The only option I currently see is to have two different dlls and decide on application starttime which dll to load. So you will at least need a build system that can compile the same code twice (or even more) with different compiler settings - not really fun to setup.
instead of2 DLLs you can also use2 static librariesgenerated fromthe same source (legacy SSE intrinsics), one with the AVX flag. To avoid identifiersclashesC++ namespaces come handy since you can use the name mangling to add automatically a prefix such as "SSE::" and "AVX::"
though if you have significant code portionsamenable to 256-bit fp code it will be more worth the effort, from my experiments you easily get from 1.2 x to 1.3 x speedups vs SSE for the cases with normalloads/stores, the best speedup I have measured so far is 1.82 x for a case with less than averageloads/store, i.e. most computations with 3 register operands, soyou can expect more gains overall in 64-bit mode since you can have more registers availablefor your constants
If I had a choice of what I would like to see in AVX it would be quite a lot simpler:
All basic math ( +,-,*,/) and logic (and, or, andnot, xor) and comparison ( <=, <, !=, ==, >, >=) operations implemented for both, int32, int64, float, and double in a way that makes them equal to standard floating point math.

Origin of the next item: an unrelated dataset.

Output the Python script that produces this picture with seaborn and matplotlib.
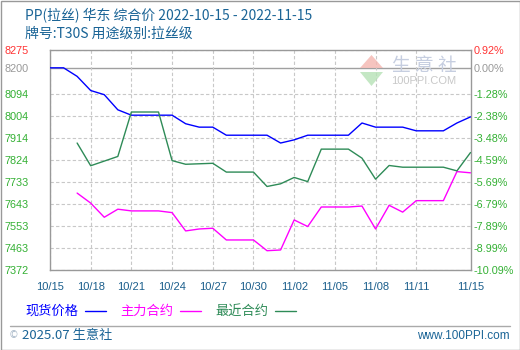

I dont need such blendvps instructions when I can do a simple or(andnot, and) for the same result. But missing a normal integer multiply and divide just sucks. And since it took til SSE 4.2 to actually add a normal integer multiplication, I have very little hope for AVX in this point.
About the significant code portion: Actually I am adding AVX support to a commercial SSE optimized raytracer (look at www.pi-vr.de for more info). AVX support in our case means: instead of just tracing 4 rays at once, we can now trace 8 rays with AVX, so the speedup may be quite nice if everything works out, since I have roughly spoken 300 source files full of SSE code, summing up to many thousand lines of full SSE code.
Anyway, the seperation of the whole code into a new DLL seems to mostly work already (still need to fix some dependencies). So hopefully I will get some AVX results soon.
eh Michael I'm just trying to help you get started, you were saying that
explicitly access the AVX 128 instructions, in my opinion this will prevent many developers of commercial applications to use AVX at all.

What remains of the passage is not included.